I think Mr. Dechert just made my point on why we should have divided the bill. Honestly, it starts.... We haven't decided on the title of the bill, but when you see that its short title is actually the “protecting Canadians from online crime” act and it's mostly to create the infraction of distributing intimate images, the argument that I just heard is about fisheries and different aspects. I understand that we use the opportunity to modernize pretty much every tool under the sun, but that was the point. It's not necessarily how the bill was presented and what its objective was supposed to be. In the words of the mother of Amanda Todd, that's the danger of this whole bill, that it's distracting from the essential and central part of what we were supposed to do. Those are such good examples.

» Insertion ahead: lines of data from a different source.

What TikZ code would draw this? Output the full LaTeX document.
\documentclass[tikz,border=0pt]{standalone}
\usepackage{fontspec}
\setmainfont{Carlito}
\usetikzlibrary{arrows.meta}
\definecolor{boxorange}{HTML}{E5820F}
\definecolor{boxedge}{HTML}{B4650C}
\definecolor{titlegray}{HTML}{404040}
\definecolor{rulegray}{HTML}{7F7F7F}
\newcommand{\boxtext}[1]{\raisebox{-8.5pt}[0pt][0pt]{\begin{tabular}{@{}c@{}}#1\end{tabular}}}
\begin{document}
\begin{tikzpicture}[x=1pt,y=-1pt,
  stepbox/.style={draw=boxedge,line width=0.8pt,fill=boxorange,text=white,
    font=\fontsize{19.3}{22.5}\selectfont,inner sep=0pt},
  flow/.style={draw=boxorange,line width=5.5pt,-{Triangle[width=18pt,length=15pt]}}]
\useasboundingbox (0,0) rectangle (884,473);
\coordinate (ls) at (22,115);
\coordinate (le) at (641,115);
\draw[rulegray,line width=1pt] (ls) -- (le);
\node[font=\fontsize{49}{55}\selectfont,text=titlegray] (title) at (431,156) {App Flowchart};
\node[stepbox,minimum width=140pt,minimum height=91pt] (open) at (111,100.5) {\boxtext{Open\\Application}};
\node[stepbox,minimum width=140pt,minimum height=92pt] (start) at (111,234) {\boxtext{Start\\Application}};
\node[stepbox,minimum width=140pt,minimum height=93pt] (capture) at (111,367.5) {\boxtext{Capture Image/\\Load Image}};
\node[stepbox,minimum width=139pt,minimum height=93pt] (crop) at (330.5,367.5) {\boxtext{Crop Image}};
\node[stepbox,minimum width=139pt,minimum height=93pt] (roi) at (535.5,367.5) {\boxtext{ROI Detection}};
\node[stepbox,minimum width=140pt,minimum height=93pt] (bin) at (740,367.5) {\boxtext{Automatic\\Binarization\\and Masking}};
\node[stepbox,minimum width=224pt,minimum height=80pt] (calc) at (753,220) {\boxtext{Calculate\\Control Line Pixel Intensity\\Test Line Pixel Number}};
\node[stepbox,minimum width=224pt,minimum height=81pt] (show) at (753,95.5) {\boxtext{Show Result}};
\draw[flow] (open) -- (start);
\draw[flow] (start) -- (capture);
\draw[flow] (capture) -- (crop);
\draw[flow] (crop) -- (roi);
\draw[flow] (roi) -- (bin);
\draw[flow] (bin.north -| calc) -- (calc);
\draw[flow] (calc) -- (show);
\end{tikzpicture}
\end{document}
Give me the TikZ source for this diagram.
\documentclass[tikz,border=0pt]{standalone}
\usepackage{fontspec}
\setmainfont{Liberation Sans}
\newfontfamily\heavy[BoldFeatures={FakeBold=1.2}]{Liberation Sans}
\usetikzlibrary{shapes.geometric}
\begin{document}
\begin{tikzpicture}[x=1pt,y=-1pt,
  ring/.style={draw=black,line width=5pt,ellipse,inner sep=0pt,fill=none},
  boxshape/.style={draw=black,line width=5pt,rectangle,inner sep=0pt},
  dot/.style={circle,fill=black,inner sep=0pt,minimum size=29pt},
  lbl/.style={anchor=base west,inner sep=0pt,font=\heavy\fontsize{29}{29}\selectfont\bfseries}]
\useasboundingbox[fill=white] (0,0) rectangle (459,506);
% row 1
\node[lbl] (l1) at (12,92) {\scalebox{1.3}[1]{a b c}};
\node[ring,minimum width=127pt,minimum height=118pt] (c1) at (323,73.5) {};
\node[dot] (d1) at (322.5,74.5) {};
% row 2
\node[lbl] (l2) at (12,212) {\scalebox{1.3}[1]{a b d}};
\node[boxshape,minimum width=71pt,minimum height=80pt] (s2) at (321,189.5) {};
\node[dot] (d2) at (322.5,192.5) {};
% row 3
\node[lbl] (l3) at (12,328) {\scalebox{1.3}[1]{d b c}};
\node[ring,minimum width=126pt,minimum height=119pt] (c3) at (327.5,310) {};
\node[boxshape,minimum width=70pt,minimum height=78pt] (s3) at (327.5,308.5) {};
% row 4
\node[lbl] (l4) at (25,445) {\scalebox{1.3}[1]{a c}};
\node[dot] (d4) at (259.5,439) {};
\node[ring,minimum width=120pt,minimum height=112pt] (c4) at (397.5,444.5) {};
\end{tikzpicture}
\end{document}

My amendment was to try to centre it a bit more toward what we were supposed to be doing, and honestly, if we want to change all the tools at the disposal of
of peace officers and public officers
for any type of legislation, that proves also the point of the Privacy Commissioner that we just heard.

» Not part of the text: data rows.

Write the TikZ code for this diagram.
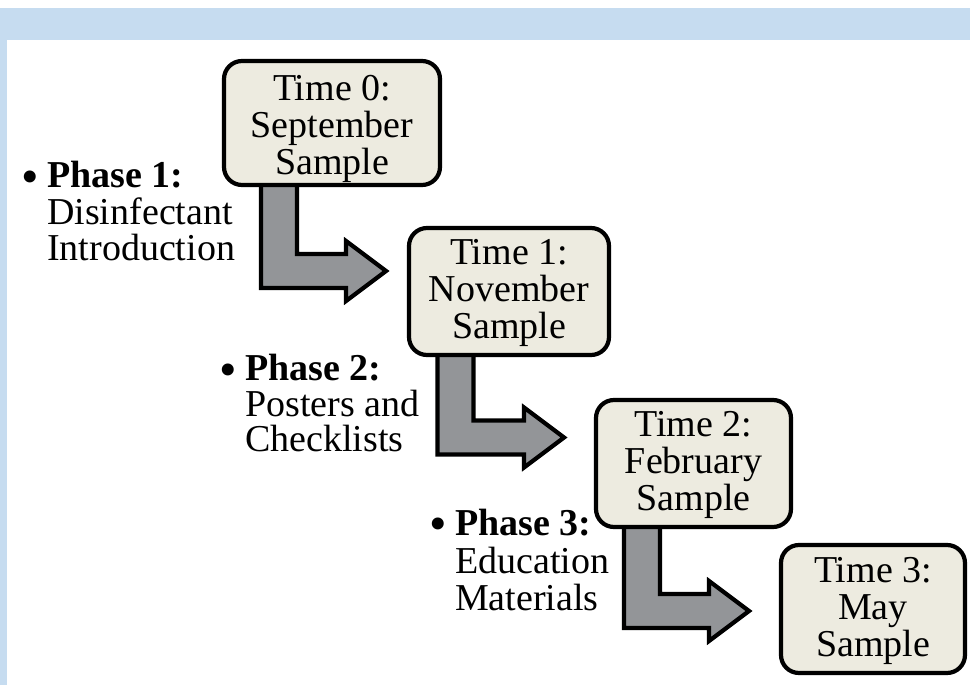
\documentclass[tikz,border=0pt]{standalone}
\usepackage{fontspec}
\setmainfont{Liberation Serif}
\usetikzlibrary{calc,backgrounds}
\definecolor{band}{RGB}{198,220,240}
\definecolor{boxfill}{RGB}{237,235,224}
\definecolor{arrowgray}{RGB}{147,149,152}
\newcommand\bentarrow[2]{%
  \path[bent] let \p1=(#1), \p2=(#2) in
    (\x1-18pt,\y1) -- (\x1+18pt,\y1) -- (\x1+18pt,\y2+17pt) -- (\x2-40pt,\y2+17pt)
    -- (\x2-40pt,\y2+30pt) -- (\x2,\y2) -- (\x2-40pt,\y2-30pt) -- (\x2-40pt,\y2-17pt)
    -- (\x1-18pt,\y2-17pt) -- cycle;}
\begin{document}
\begin{tikzpicture}[x=1pt,y=-1pt,
  box/.style={draw=black, line width=4.2pt, fill=boxfill, rounded corners=18pt,
    align=center, font=\fontsize{38}{37}\selectfont, inner sep=0pt},
  lbl/.style={anchor=base west, inner sep=0pt, font=\fontsize{38}{37}\selectfont},
  bul/.style={inner sep=0pt, font=\fontsize{50}{50}\selectfont},
  bent/.style={draw=black, line width=4.2pt, fill=arrowgray, line join=miter}]
\useasboundingbox (0,0) rectangle (970,685);

% sample boxes
\node[box, minimum width=216pt, minimum height=124pt] (b0) at (332,123) {\rule{0pt}{37pt}Time 0:\\September\\Sample};
\node[box, minimum width=200pt, minimum height=127pt] (b1) at (509,291.5) {\rule{0pt}{29pt}Time 1:\\November\\Sample};
\node[box, minimum width=195pt, minimum height=127pt] (b2) at (693.5,463.5) {\rule{0pt}{28pt}Time 2:\\February\\Sample};
\node[box, minimum width=184pt, minimum height=128pt] (b3) at (873,609) {\rule{0pt}{30pt}Time 3:\\May\\Sample};

% arrow end points
\coordinate (s1) at ($(b0.south)+(-53,-8)$);
\coordinate (t1) at (386,271);
\coordinate (s2) at ($(b1.south)+(-53.5,-8)$);
\coordinate (t2) at (564,437.5);
\coordinate (s3) at ($(b2.south)+(-51.5,-8)$);
\coordinate (t3) at (749,611);

\begin{pgfonlayer}{background}
  \fill[white] (0,0) rectangle (970,685);
  \fill[band] (0,8) rectangle (970,40);
  \fill[band] (0,40) rectangle (7,685);
  \bentarrow{s1}{t1}
  \bentarrow{s2}{t2}
  \bentarrow{s3}{t3}
\end{pgfonlayer}

% phase labels
\node[lbl] (p1a) at (47,187) {\textbf{Phase 1:}};
\node[lbl] (p1b) at (47,224) {Disinfectant};
\node[lbl] (p1c) at (47,260) {Introduction};
\node[bul] (u1) at (30,182) {•};

\node[lbl] (p2a) at (245,380) {\textbf{Phase 2:}};
\node[lbl] (p2b) at (245,416) {Posters and};
\node[lbl] (p2c) at (245,451) {Checklists};
\node[bul] (u2) at (228,375) {•};

\node[lbl] (p3a) at (455,535) {\textbf{Phase 3:}};
\node[lbl] (p3b) at (455,573) {Education};
\node[lbl] (p3c) at (455,610) {Materials};
\node[bul] (u3) at (438,529) {•};
\end{tikzpicture}
\end{document}
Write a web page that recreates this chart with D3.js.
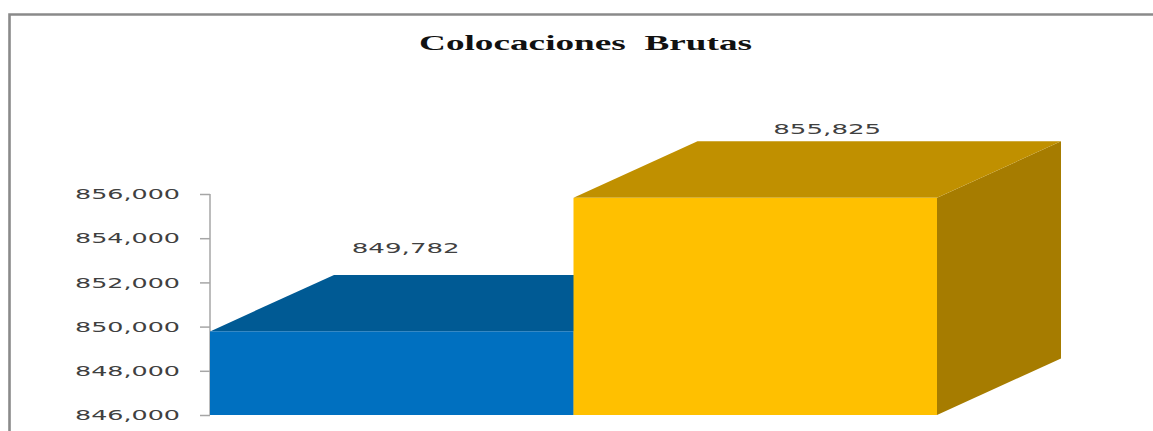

We need to have a much more thorough and inclusive type of study, a study with the point of addressing cyberbullying, because it has been deemed the cyberbullying bill. Again, I'm hearing about fisheries and different types of things. That's what I find the biggest danger with this bill. I don't think we have, around the table, or even with the witnesses that we heard, any expertise on how things are done in all those other fields, because we were studying cyberbullying, which was in front of us. This is not what it's about. I find it's a bit sad that we don't at least focus, and if we want to do other modernizing, maybe we should send it to the right committee to do so and not through the justice committee on a cyberbullying bill.